Cosmologists have long puzzled over the origin of structure in the universe. In whichever direction of the sky you look, there is a hierarchy of stars, galaxies and galaxy clusters. Yet intuitively, the Big Bang should have created a uniform spread of matter and left the universe a rather uninteresting place.

The breakthrough came with the discovery of temperature fluctuations in the cosmic microwave background radiation, formed some 380 000 years after the Big Bang, which supported the idea that the early universe was a plasma filled with tiny fluctuations in density. The denser areas caused the matter to "clump" together, providing the seeds for the cosmic structure we see today.

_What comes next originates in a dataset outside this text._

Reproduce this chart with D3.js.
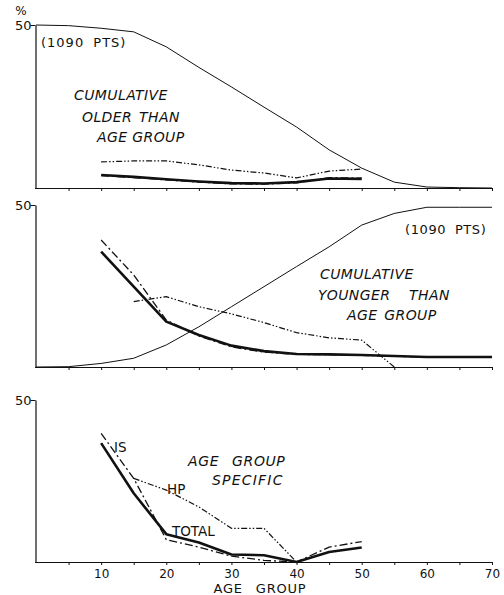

Unfortunately, our theory of gravitation – Einstein's theory of general relativity – cannot account for the extent of clumping without invoking the right amount of a mysterious substance called "dark matter". Originally introduced in the 1930s to explain anomalous galaxy dynamics, dark matter (which cosmologists think could make up to 95% of matter in the universe) is gravitationally attractive yet does not couple to light. But crucially it can describe how the initial plasma fluctuations were sustained for long enough to allow large structures to form – on its own, general relativity attests that they simply petered out. Even though dark matter has never been observed, the majority of physicists now believe that general relativity combined with dark matter is the only satisfactory explanation for the universe's large-scale structure.

However, in recent years there has been growing support for alternative theories of gravitation to general relativity that do away with the need for dark matter altogether. One of these, devised by Jacob Bekenstein in 2004 at the Hebrew University of Jerusalem, uses vector and scalar fields in addition to the tensor used in relativity, hence the name "TeVeS" (Tensor Vector Scalar). TeVeS has already been shown to explain galaxy dynamics without the need for dark matter. But now, building upon the numerical studies by Pedro Ferreira and colleagues performed earlier this year, Scott Dodelson and Michele Liguori from Fermilab in the US have confirmed that TeVeS can also provide such sustained plasma fluctuations. (See figure: "Powering galaxy formation".)

In particular, the pair found that it is TeVeS's additional vector field that provides the "extra" gravitation on large mass scales, meaning that denser regions of the primordial plasma could have accreted matter much faster than general relativity alone (without dark matter) predicts.

"Their elegant calculation brings us closer to understanding why a modified theory of gravity may be a viable alternative to dark matter," Ferreira told Physics Web. "The presence of the cosmic [vector] field – akin to an aether – drives the growth of the structure, making this theory compatible with observations of the cosmic microwave background and the distribution of galaxies."